The Family Breadwinner
"Just like other families," dad "brought home the bacon." I guess we weren't big bread eaters.
Dad never finished the eighth grade. He went to work to help support his mom and seven siblings and was self taught. His dad died early. I know nothing of him.
When WW I began, he volunteered and was sent to France with an Aero Squadron and rose to the rank of Sergeant Major because he could read and write. Returning, he joined the office staff of John A. Hull, a firm that weighed commodities on the waterfront on the piers all around New York, Staten Island and Brooklyn. They weighed hides, skins, tobacco, sugar and other resources that were shipped into the Port of New York, way before containerization.
Commodities coming into the Port Of New York from around the world had to be weighed. Shippers wanted to know that the stuff they shipped really got there. Dad's company provided that service on the piers using huge scales, stevedores and longshoreman. Strikes, other union labor problems, the mob, and legal haggles were routine.

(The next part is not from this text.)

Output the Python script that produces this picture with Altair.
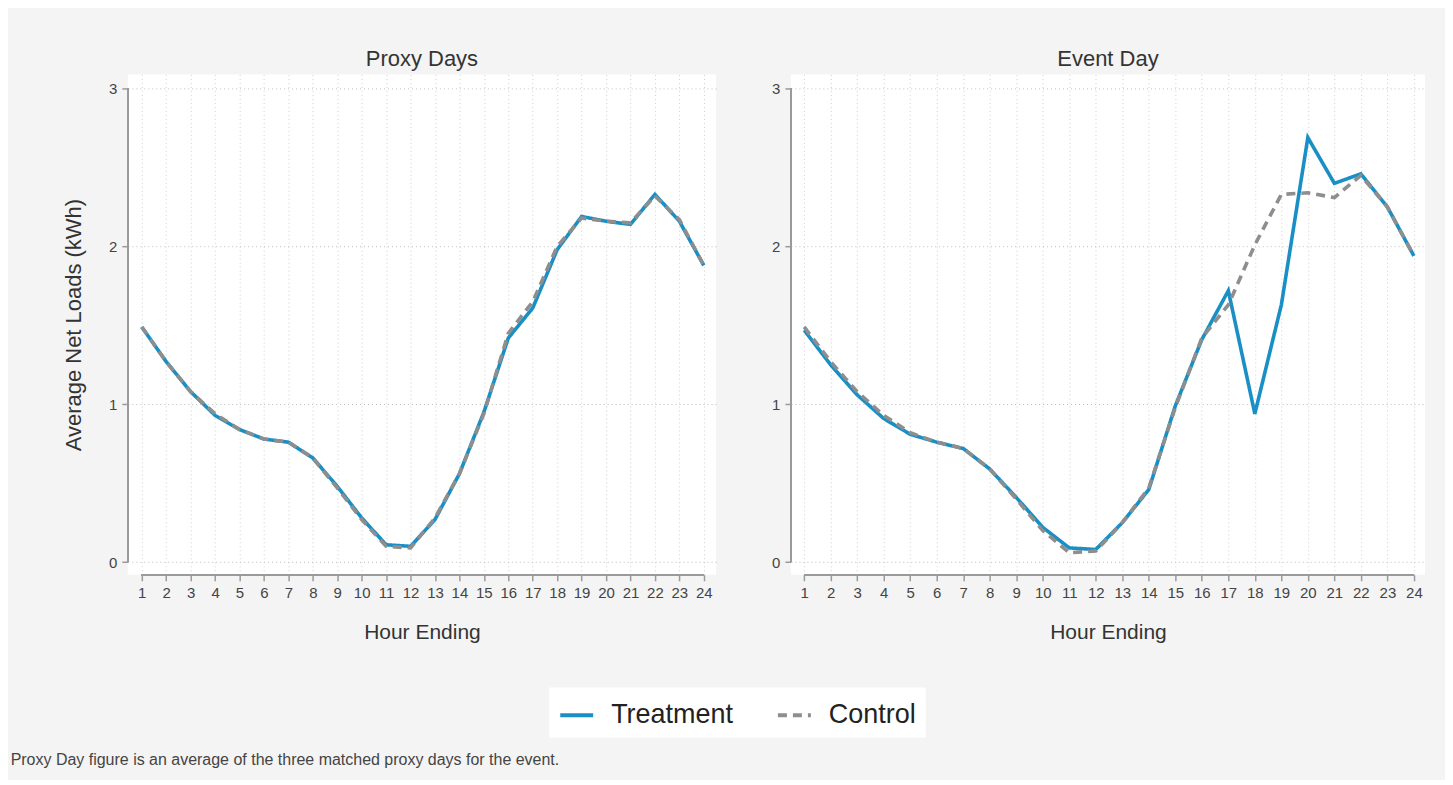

He ultimately bought the business from the owner using loans where he could get them and became a Weighmaster, and a successful business man with less than a grammar school education and little formal business training. He wouldn't let me go near that business.
Dad developed a significant vocabulary. I still use some terms and phrases he used. (And now some of my kids complain that they are beginning to sound like me, and they hate it.)
I visited dad's office at 84 Gold Street in New York near the base of the Manhattan Bridge a few times as a pre-teen. Once I remember, after leaving our home in Brooklyn in a packed 1942 Packard, the family had to stop by the office for something before we left for the summer at Green Pond, a lake community in New Jersey. Dad's business was on the top floor of a grungy two story building. His name was on the glass part of the entrance door to the business. Due to the nature of the work, the place needed housekeeping. Men using adding machines, telephones, a Western Union connection, roll-top desks and smiles to the boss's kid were noted.
But, as the world turned, the need for his services went away and a broke, depressed old man sold his life's business for $300.
Dad's old Seth Thomas Eight Day pendulum clock that hung in one of his office rooms now hangs ticking with a vengeance on a wall in my home in New Jersey. One hell-of-a loud ticker. Is that you, Dad?